Les deux habiles et effrontés courtisans commencèrent par s’adresser à l’amour-propre du prince de Conti, et lui représentèrent qu’il n’avait point à Bordeaux le pouvoir qui lui était dû, et qu’il était traité beaucoup trop légèrement par Lenet et surtout par Marsin. Ils lui insinuèrent que M. Le Prince, à Paris, dans ses négociations secrètes avec la cour, avait fort négligé ses intérêts, tandis que Condé n’avait jamais cessé de réclamer pour son frère l’important gouvernement de Provence à la place de celui de Champagne et de Brie. Ils ne manquèrent pas de lui faire sentir le ridicule de ses sentimens passionnés pour une sœur qui n’était pas du tout l’Uranie qu’il se figurait, et ne s’en tenait point à des adorations platoniques comme les siennes, qui depuis plusieurs années avait, sans qu’il s’en doutât[1], pour amant déclaré La Rochefoucauld, qui venait de commencer une intrigue nouvelle avec le duc de Nemours, et avait peut-être quelque secret favori parmi les jeunes et brillans officiers empressés à lui faire la cour.

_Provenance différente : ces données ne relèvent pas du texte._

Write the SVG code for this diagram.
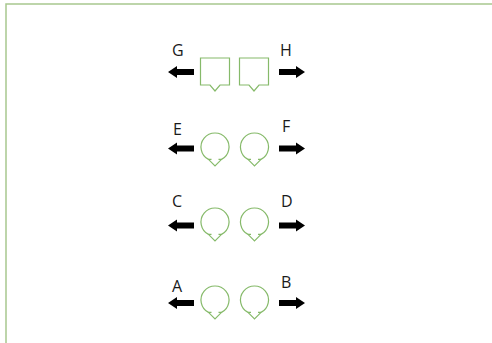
<svg xmlns="http://www.w3.org/2000/svg" width="492" height="343" viewBox="0 0 492 343">
  <style>
    .frame { fill: none; stroke: #a8c88e; stroke-width: 1.5; }
    .callout { fill: #ffffff; stroke: #86ba6a; stroke-width: 1.2; stroke-linejoin: miter; }
    .tick { fill: none; stroke: #86ba6a; stroke-width: 1.2; }
    .arrow { fill: #000000; }
    .lbl { font-family: "Open Sans", "Liberation Sans", Arial, sans-serif; font-size: 16px; fill: #1a1a1a; }
  </style>
  <defs>
    <path id="leftArrow" d="M0,0 L9,-6 L9,-3 L26,-3 L26,3 L9,3 L9,6 Z"/>
    <path id="rightArrow" d="M0,0 L-9,-6 L-9,-3 L-26,-3 L-26,3 L-9,3 L-9,6 Z"/>
    <path id="sqCallout" d="M-14.5,-13.5 L14.5,-13.5 L14.5,13.5 L5,13.5 L0,19.5 L-5,13.5 L-14.5,13.5 Z"/>
    <g id="circCallout">
      <path d="M-6.5,12.4 A14,14 0 1 1 6.5,12.4 L0,19 Z"/>
      <path class="tick" d="M-6.5,12.4 L-3.5,12.4 M6.5,12.4 L3.5,12.4"/>
    </g>
  </defs>
  <rect width="492" height="343" fill="#ffffff"/>
  <path class="frame" d="M6,343 L6,4 L492,4"/>

  <g id="row-GH">
    <g id="arrow-G"><use href="#leftArrow" class="arrow" x="168" y="72"/></g>
    <g id="node-G1"><use href="#sqCallout" class="callout" x="215" y="71.5"/></g>
    <g id="node-H1"><use href="#sqCallout" class="callout" x="254" y="71.5"/></g>
    <g id="arrow-H"><use href="#rightArrow" class="arrow" x="305" y="72"/></g>
    <text class="lbl" x="172" y="56">G</text>
    <text class="lbl" x="280" y="56">H</text>
  </g>

  <g id="row-EF">
    <g id="arrow-E"><use href="#leftArrow" class="arrow" x="168" y="148.5"/></g>
    <g id="node-E1"><use href="#circCallout" class="callout" x="215" y="147"/></g>
    <g id="node-F1"><use href="#circCallout" class="callout" x="254.5" y="147"/></g>
    <g id="arrow-F"><use href="#rightArrow" class="arrow" x="305" y="148.5"/></g>
    <text class="lbl" x="173" y="135">E</text>
    <text class="lbl" x="282" y="132">F</text>
  </g>

  <g id="row-CD">
    <g id="arrow-C"><use href="#leftArrow" class="arrow" x="168" y="225.5"/></g>
    <g id="node-C1"><use href="#circCallout" class="callout" x="215" y="222"/></g>
    <g id="node-D1"><use href="#circCallout" class="callout" x="254.5" y="222"/></g>
    <g id="arrow-D"><use href="#rightArrow" class="arrow" x="305" y="225.5"/></g>
    <text class="lbl" x="172" y="207">C</text>
    <text class="lbl" x="281" y="207">D</text>
  </g>

  <g id="row-AB">
    <g id="arrow-A"><use href="#leftArrow" class="arrow" x="168" y="303"/></g>
    <g id="node-A1"><use href="#circCallout" class="callout" x="215" y="300"/></g>
    <g id="node-B1"><use href="#circCallout" class="callout" x="254.5" y="300"/></g>
    <g id="arrow-B"><use href="#rightArrow" class="arrow" x="305" y="303"/></g>
    <text class="lbl" x="172" y="292">A</text>
    <text class="lbl" x="281" y="288">B</text>
  </g>
</svg>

Et ici nous-même, recherchant par-dessus tout la vérité et n’ignorant pas que la punition d’une faute est presque toujours d’en amener d’autres, nous avons voulu savoir si la conduite de Mme de Longueville à Bordeaux avait fourni quelque prétexte à ce dernier propos, et voici tout ce que nous avons pu trouver. Lenet dit qu’à Bordeaux le marquis de Gerzé s’attacha un moment à Mme de Longueville[2]; mais lui, qui

  1. Retz, t. Ier, p. 186 : « M. de La Rochefoucauld faisoit croire à M. Le prince de Conti qu’il le servoit dans la passion qu’il avoit pour madame sa sœur, et lui et elle, de concert, l’avoient tellement aveuglé, que plus de quatre ans encore après il ne se doutoit de quoi que ce soit. »
  2. Lenet, p. 540 : « Gerzé s’attachoit à la duchesse de Longueville. Je crus avoir eu l’occasion de l’observer ; j’en donnai avis au prince (de Condé). » Cette observation n’est pas répétée dans Lenet.